Источниками любой информации о мире и округе были нищие и странники. В голодные годы число их резко возрастало. Пожалеть убогого и сирого было делом богоугодным. Пускали нищих в большинство домов любой деревни, но они чаще старались ночевать в тех домах, где к ним особенно хорошо относились. Такое нищелюбие было далеко известно в округе. «Пускали, конечно, нищих везде, но почему-то нищие всегда к нам приходили. Ночевали у нас по две, по три ночи. И какая-то жалость у нас была к ним. Мы всегда их накормим, спать предоставим где. Они тоже рассказывают, где были, что видели. Интересно было. Заслушаешься. И нищие тогда были настоящие. Не такие, как теперь. Это были такие слаборазвитые, покалеченные люди. Был вот такой нищий Алеша от Пархачей, Маша от Норчат» (Л.И. М-ова, 1908).
Атмосфера мягкости и сострадания, душевной жалости согревала не только людские судьбы сбирающих, но не меньше согревала жизнь подающих. Жест милости был осознанным и трепетным. Марфа Васильевна Кайсина (1913) подтверждает эту мысль: «По деревням раньше много нищих ходило, время голодное было, детей в семьях по многу было. Всегда им подавали то хлеб, то муку. Денег-то никто не давал, потому что мало было. Одеты были плохо, в лаптях, пальто холщовые, на голове шаль худенькая. В руках бодог носили и комель. С другой деревни ходили, со своей. Мама которых-то жалеет, так покормит и с собой хлеба даст. По деревням ходили, большинство собирали старики и старухи. Денег никто не платил. Что вырастишь, тем и кормищься. А бывает так, что есть совсем нечего, так и идешь собираешь по деревням. Никто не осуждал, все жалели. Грешно было прогонять нищего. Вдруг завтра тебе тоже придется ходить собирать».
Отношение к монахам, священникам, церкви тоже было неоднозначным. Существовали какие-то минимальные приличия, которые стремились соблюдать. Забвение церкви, как и чрезмерная набожность вызывали насмешки соседей. «Семья наша была работящая, и считалось, что времени не хватает посещать церковь. Ходили молиться в храм больше по привычке. В доме висели иконы, но лампадка там никогда не горела. Отец, когда ездил в Пустоши, в церковь заходил, считал, что не зайти неудобно от людей, скажут — в магазинах бывал, а в церкви не видели» (А.Д. Коромыслова, 1903).
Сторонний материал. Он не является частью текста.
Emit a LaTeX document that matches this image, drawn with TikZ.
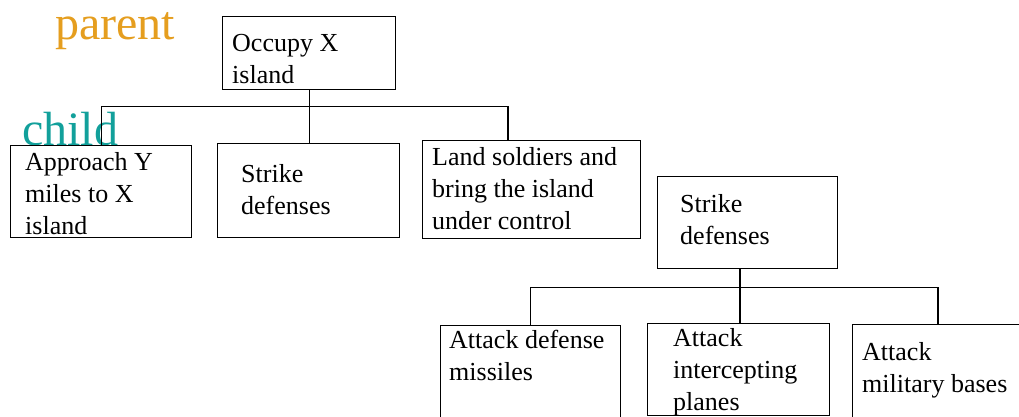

Прагматичность религиозности русского крестьянина сомнений не вызывает. Традиции того или иного рода жили в семье поколениями. Закладывались они очень прочно и дожили кое-где до сегодняшнего дня. Рассказывает Лукия Спиридоновна Кромкина (1901): «В семье было 5 девок и брат. Родители — крестьяне. Отец ушел в монастырь конюшни строить ради спасения души. Училась 3 класса, со 2-го пела на клиросе, богатства не видела, все служила богатым. Сестра поступила в просвирни, пекла на церкву. Тятя, когда помирал, всех созвал и говорит: "Всех благословляю замуж, а тебя не благословляю. Оставайся девушкой и будешь за нас хлопотать. Живи с Богом!"
Когда советская власть установилась, водили на допрос к начальнику, чтобы монастыри были советскими. Я в послушании была. Выселяли нас из келий. Я одна живу, но ходить по квартирам не люблю. Если скучно, то книгу почитаю божественную. Родители шибко верующие были, сестры приучены к Закону Божьему.
Нынче характер у людей нервный, мало смиренномудрых людей. Всех нужно любить на свете, как самого себя. Все нации нужно любить, русская она или нет. Все люди божьи, какая бы нация ни была. Ставь себя ниже травы, тише воды — и будешь человек. По-крестьянски жили. Теперь живем как гости. Я стремлюсь к монашеству. У меня было одно церковное пение и чтение. Родители радовались, что я ближусь к Богу, а не к сатане. Вспоминаю годы детства более, чем как сейчас. Была вера и была надежда».